Marcel Pagnol a adapté quatre fois
Jean Giono (quatre chefs-d'oeuvre, je ne vous apprends rien), mais il a adapté aussi d'autres auteurs, dont
Guy de Maupassant (« le rosier de madame Husson », réalisé par
Jean-Boyer - 1950) ou
Alexandre Dumas fils (« La Dame aux camélias » réalisé par François Gyr pour la TV - 1962) et à deux reprises il a adapté
Alphonse Daudet : «
Tartarin de Tarascon » , réalisé par Raymond Bernard en 1934, avec Raimu, et surtout «
Quatre lettres de mon moulin » (quatre films de moyen métrage tournés en 1954, auxquels se rajoutent un téléfilm en 1967)
Dans toutes ces adaptations,
Pagnol se montre à la fois respectueux de l'oeuvre originale, et soucieux d'apporter sa marque personnelle, cette sorte d'appropriation optimiste et colorée qui le caractérise : ce n'est plus tout à fait du
Giono, ou du Daudet, c'est du
Giono ou du Daudet revu par
Pagnol, revu et non pas trahi, il est important de le souligner, une oeuvre hybride donc, mais qui garde le meilleur des deux auteurs.
En 1954,
Pagnol tourne donc trois moyens métrages d'après « Les Lettre de mon moulin » : «
Les Trois messes basses », « L'Elixir du Révérend Père Gaucher » et « le Secret de Maître Cornille », accompagnés d'un « Prologue ». En 1967, il complète sa collection avec un téléfilm « le Curé de Cucugnan ».
Le « Prologue » marque la filiation de
Pagnol avec Daudet, et met l'accent (sans jeu de mots) sur l'originalité du terroir provençal et de sa culture : Les personnages appartiennent au légendaire :
Alphonse Daudet lui-même, qui vient signer chez le notaire l'achat de son moulin ; le poète provençal
Joseph Roumanille (un des phares, avec
Frédéric Mistral, du Félibrige) ; Monsieur Seguin et Maître Cornille, ainsi que d'autres personnages illustrés par
Pagnol lui-même dans ses oeuvres, comme le rémouleur, le boulanger ou le Curé.

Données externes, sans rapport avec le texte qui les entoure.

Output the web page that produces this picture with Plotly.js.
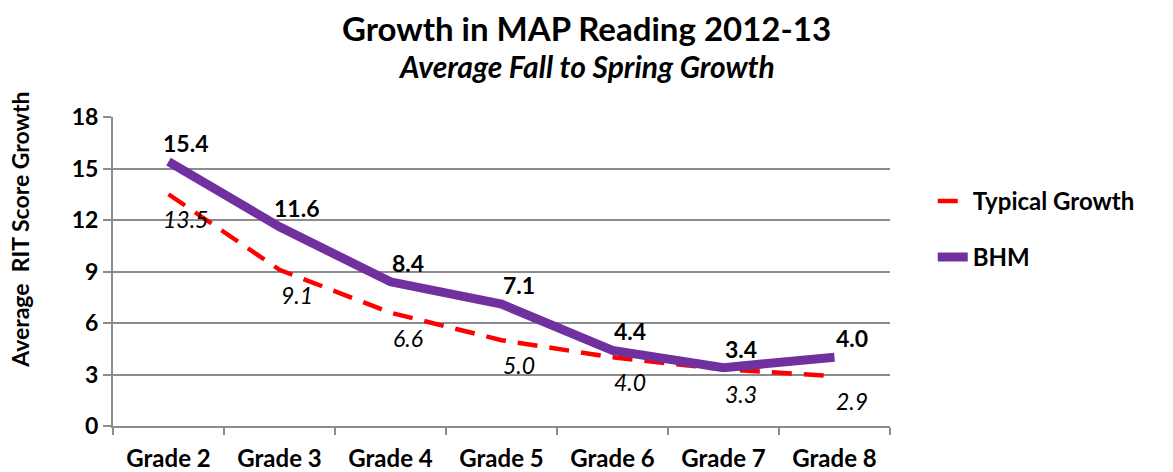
<!DOCTYPE html>
<html>
<head>
<meta charset="utf-8">
<script src="https://cdn.plot.ly/plotly-3.0.1.min.js"></script>
<style>
  html, body { margin: 0; padding: 0; background: #fff; }
  #chart { width: 1173px; height: 472px; }
</style>
</head>
<body>
<div id="chart"></div>
<script>
// Grades on the category axis
const grades = ["Grade 2", "Grade 3", "Grade 4", "Grade 5", "Grade 6", "Grade 7", "Grade 8"];

// Average fall to spring RIT growth
const typicalGrowth = [13.5, 9.1, 6.6, 5.0, 4.0, 3.3, 2.9];
const bhmGrowth = [15.4, 11.6, 8.4, 7.1, 4.4, 3.4, 4.0];

const yTicks = [0, 3, 6, 9, 12, 15, 18];

const FONT = "Lato, 'Open Sans', sans-serif";

const traceTypical = {
  x: grades,
  y: typicalGrowth,
  mode: "lines",
  name: "Typical Growth",
  legendgroup: "a",
  line: { color: "#ff0000", width: 4.5, dash: "20px,12px" }
};

const traceBHM = {
  x: grades,
  y: bhmGrowth,
  mode: "lines",
  name: "BHM",
  legendgroup: "b",
  line: { color: "#7030a0", width: 9 }
};

// value labels: BHM above right, typical below right
const labels = [];
grades.forEach((g, i) => {
  labels.push({
    x: g, y: bhmGrowth[i], xref: "x", yref: "y",
    text: "<b>" + bhmGrowth[i].toFixed(1) + "</b>",
    showarrow: false, xshift: 17, yshift: 19,
    font: { family: FONT, size: 23, color: "#000" }
  });
  labels.push({
    x: g, y: typicalGrowth[i], xref: "x", yref: "y",
    text: "<i>" + typicalGrowth[i].toFixed(1) + "</i>",
    showarrow: false, xshift: 17, yshift: -25,
    font: { family: FONT, size: 23, color: "#000" }
  });
});

// titles (centred on the page, not the plot)
labels.push({
  xref: "paper", yref: "paper", x: 0.609, y: 1, xanchor: "center", yanchor: "middle",
  text: "<b>Growth in MAP Reading 2012-13</b>", showarrow: false, yshift: 89,
  font: { family: FONT, size: 33, color: "#000" }
});
labels.push({
  xref: "paper", yref: "paper", x: 0.609, y: 1, xanchor: "center", yanchor: "middle",
  text: "<b><i>Average Fall to Spring Growth</i></b>", showarrow: false, yshift: 51,
  font: { family: FONT, size: 30, color: "#000" }
});
// y axis title
labels.push({
  xref: "paper", yref: "paper", x: -0.12, y: 0.634, xanchor: "center", yanchor: "middle",
  text: "<b>Average  RIT Score Growth</b>", showarrow: false, textangle: -90,
  font: { family: FONT, size: 23, color: "#000" }
});

const layout = {
  width: 1173,
  height: 472,
  paper_bgcolor: "#fff",
  plot_bgcolor: "#fff",
  font: { family: FONT, color: "#000" },
  margin: { l: 113, r: 283, t: 117, b: 46 },
  annotations: labels,
  xaxis: {
    type: "category",
    range: [-0.5, 6.5],
    tickson: "boundaries",
    ticks: "outside",
    ticklen: 7,
    tickcolor: "#8c8c8c",
    tickwidth: 2,
    ticklabelstandoff: 10,
    showline: true,
    linecolor: "#8c8c8c",
    linewidth: 2,
    showgrid: false,
    tickfont: { family: FONT, size: 24, color: "#000", weight: "bold" }
  },
  yaxis: {
    range: [0, 18],
    tickvals: yTicks,
    ticks: "outside",
    ticklen: 8,
    tickcolor: "#8c8c8c",
    tickwidth: 2,
    showline: true,
    linecolor: "#8c8c8c",
    linewidth: 2,
    showgrid: true,
    gridcolor: "#8c8c8c",
    gridwidth: 2,
    zeroline: false,
    tickfont: { family: FONT, size: 23, color: "#000", weight: "bold" }
  },
  legend: {
    x: 1.055,
    xanchor: "left",
    y: 0.8,
    yanchor: "top",
    traceorder: "grouped",
    tracegroupgap: 22,
    font: { family: FONT, size: 24, color: "#000", weight: "bold" },
    bgcolor: "rgba(0,0,0,0)"
  },
  showlegend: true
};

Plotly.newPlot("chart", [traceTypical, traceBHM], layout, { displayModeBar: false, staticPlot: true });
</script>
</body>
</html>
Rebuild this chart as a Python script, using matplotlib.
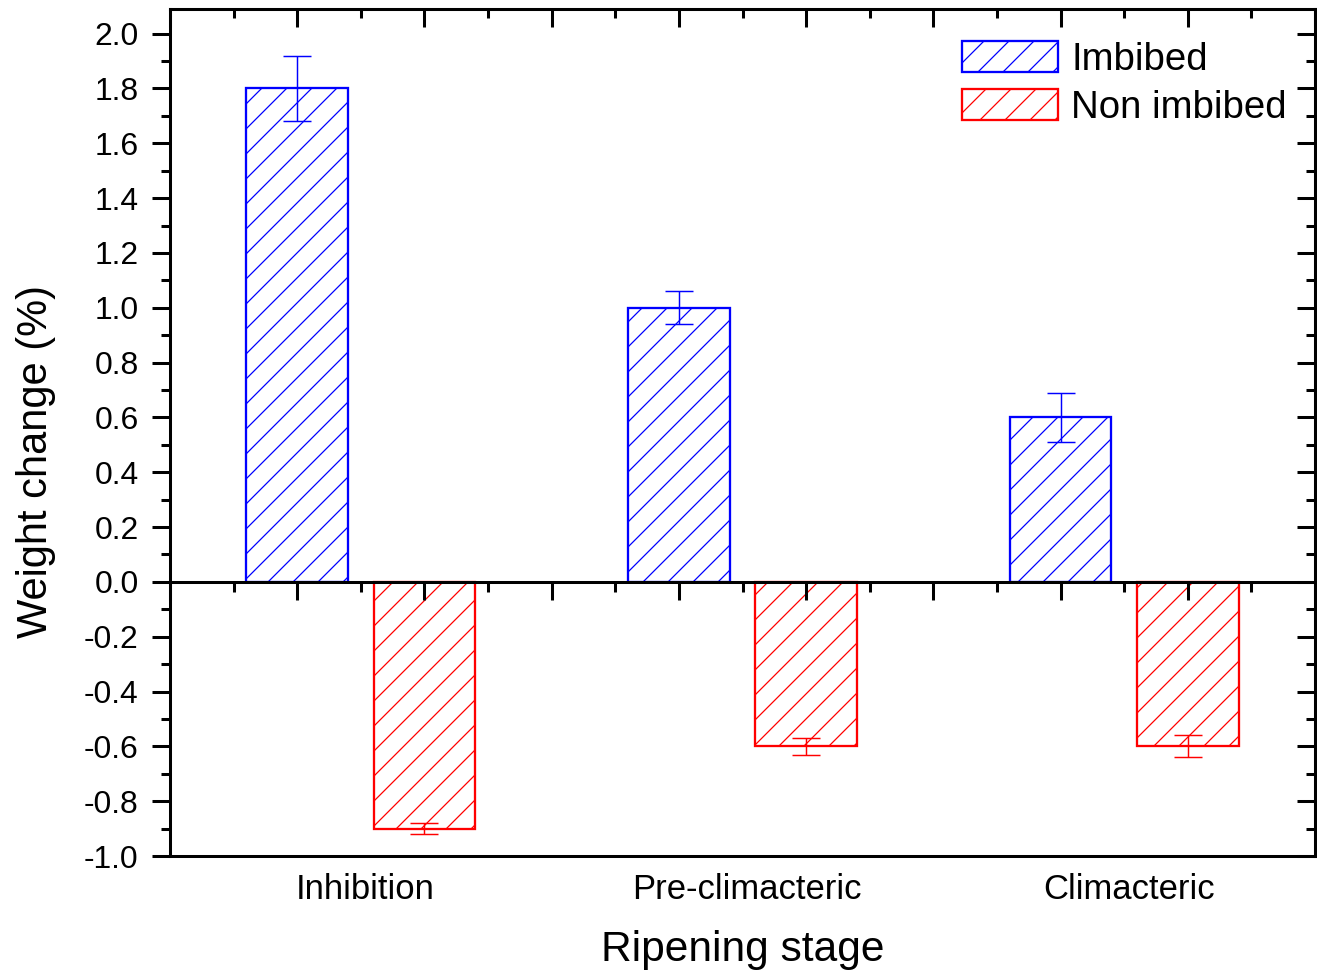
import numpy as np
import matplotlib
matplotlib.use('Agg')
import matplotlib.pyplot as plt
from matplotlib.ticker import MultipleLocator

plt.rcParams['font.family'] = ['Liberation Sans', 'DejaVu Sans']
plt.rcParams['hatch.linewidth'] = 0.6

# weight change per ripening stage (%)
stages = ['Inhibition', 'Pre-climacteric', 'Climacteric']
imbibed = [1.8, 1.0, 0.6]
imbibed_err = [0.12, 0.06, 0.09]
non_imbibed = [-0.9, -0.6, -0.6]
non_imbibed_err = [0.02, 0.03, 0.04]

centers = np.arange(len(stages)) * 3 + 1.5
x_imb = centers - 0.5
x_non = centers + 0.5
width = 0.8

fig = plt.figure(figsize=(1317 / 150, 973 / 150), dpi=150)
ax = fig.add_axes([170 / 1317, 1 - 856 / 973, 1145 / 1317, 847 / 973])

ax.bar(x_imb, imbibed, width, facecolor='none', edgecolor='blue', hatch='//',
       linewidth=1.1, label='Imbibed')
ax.bar(x_non, non_imbibed, width, facecolor='none', edgecolor='red', hatch='//',
       linewidth=1.1, label='Non imbibed')
ax.errorbar(x_imb, imbibed, yerr=imbibed_err, fmt='none', ecolor='blue',
            elinewidth=0.7, capsize=6.5, capthick=0.7)
ax.errorbar(x_non, non_imbibed, yerr=non_imbibed_err, fmt='none', ecolor='red',
            elinewidth=0.7, capsize=6.5, capthick=0.7)

ax.set_xlim(0, 9)
ax.set_ylim(-1.0, 2.09)

lw = 1.45
for s in ax.spines.values():
    s.set_linewidth(lw)
ax.spines['bottom'].set_position(('data', 0))

# x ticks on the zero line, pointing down
ax.xaxis.set_major_locator(MultipleLocator(1))
ax.xaxis.set_minor_locator(MultipleLocator(0.5))
ax.tick_params(axis='x', which='both', direction='out', labelbottom=False,
               top=False, width=lw)
ax.tick_params(axis='x', which='major', length=8.6)
ax.tick_params(axis='x', which='minor', length=5)

# y ticks on the left, outward
ax.yaxis.set_major_locator(MultipleLocator(0.2))
ax.yaxis.set_minor_locator(MultipleLocator(0.1))
ax.yaxis.set_major_formatter(matplotlib.ticker.FormatStrFormatter('%.1f'))
ax.tick_params(axis='y', which='both', direction='out', right=False, width=lw,
               labelsize=15.3, pad=6.5)
ax.tick_params(axis='y', which='major', length=8.6)
ax.tick_params(axis='y', which='minor', length=4.3)

# top ticks pointing in
top = ax.secondary_xaxis('top')
top.xaxis.set_major_locator(MultipleLocator(1))
top.xaxis.set_minor_locator(MultipleLocator(0.5))
top.tick_params(which='both', direction='in', labeltop=False, width=lw)
top.tick_params(which='major', length=8.6)
top.tick_params(which='minor', length=4.3)
top.spines['top'].set_linewidth(lw)

# right ticks pointing in
right = ax.secondary_yaxis('right')
right.yaxis.set_major_locator(MultipleLocator(0.2))
right.yaxis.set_minor_locator(MultipleLocator(0.1))
right.tick_params(which='both', direction='in', labelright=False, width=lw)
right.tick_params(which='major', length=8.6)
right.tick_params(which='minor', length=4.3)
right.spines['right'].set_linewidth(lw)

# bottom frame carries the stage names
bottom = ax.secondary_xaxis('bottom')
bottom.set_xticks(centers + 0.035, stages)
bottom.tick_params(length=0, pad=8, labelsize=16.6)
bottom.spines['bottom'].set_linewidth(lw)
bottom.set_xlabel('Ripening stage', fontsize=20.4, labelpad=11.8)

ax.set_ylabel('Weight change (%)', fontsize=20)
ax.yaxis.set_label_coords(-0.0995, 0.466)

ax.legend(loc='upper left', bbox_to_anchor=(0.692, 0.962), frameon=False,
          fontsize=18.4, handlelength=2.5, handleheight=0.86,
          handletextpad=0.34, labelspacing=0.3, borderpad=0, borderaxespad=0)

fig.savefig('out.png', dpi=150)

Alphonse Daudet est joué par Roger Crouzet.
«
Les Trois messes basses » suit exactement de conte de Daudet.
Pagnol se contente (et nous contente aussi, par la même occasion) de broder autour de l'histoire, pour que les personnages nous mènent sans effort au coeur de l'action, grâce à un langage familier, haut en couleur, riche en intonations diverses, qui se révèle autant drôle qu'émouvant. Henri Vilbert joue Dom Balaguère. Dans le rôle du chef cuisinier, on reconnaît René Sarvil, co-auteur (avec
Vincent Scotto) des plus grands succès de l'opérette marseillaise.
« le Secret de Maître Cornille » ajoute au conte de Daudet des scènes explicatives où le personnage de Vivette, un peu plus fouillé, ajoute une spontanéité rafraîchissante à cette histoire plutôt pathétique que burlesque. C'est Edouard Delmont, un des acteurs fétiches de
Pagnol, (le Gobert de « Regain », entre autres) qui joue magistralement Maître Cornille, et la délicieuse Pierrette
Bruno est une adorable Vivette.
« L'Elixir du Révérend Père Gaucher » est tout centré autour de l'interprétation exceptionnelle de Rellys (l'Ugolin de « Manon des sources »). Si l'histoire suit fidèlement le conte,
Pagnol l'a enjolivée pour la raccrocher scénaristiquement aux autres films, ce qui donne à l'ensemble une impression d'unicité, et partant, d'authenticité.
Treize ans plus tard, pour la télévision, « le Curé de Cucugnan » vient clore la série. C'est encore le sermon du Curé qui fait l'essentiel du téléfilm, porté par la verve et le grand talent de Fernand Sardou. Là encore quelques arrangements autour de l'histoire, la présence d'
Alphonse Daudet, et un rôle un peu plus étouffé pour le meunier (joué par Jean Panisse), rattachent ce téléfilm aux autres sketches.
Dans ses projets inaboutis,
Marcel Pagnol prévoyait également d'adapter « Les étoiles », avec sa femme
Jacqueline Pagnol (« Manon des sources ») et
Georges Brassens, ainsi que «
La chèvre de Monsieur Seguin » …
On ne cite pas souvent ces «
Quatre lettres de mon moulin » au titre des chefs-d'oeuvre de
Pagnol. On a certainement tort : c'est une magnifique introduction aux oeuvres des deux auteurs (Daudet et
Pagnol) une belle leçon de littérature et de cinéma. Les enseignants trouveront un intérêt certain à faire comparer par leurs élèves le conte avec le scénario correspondant.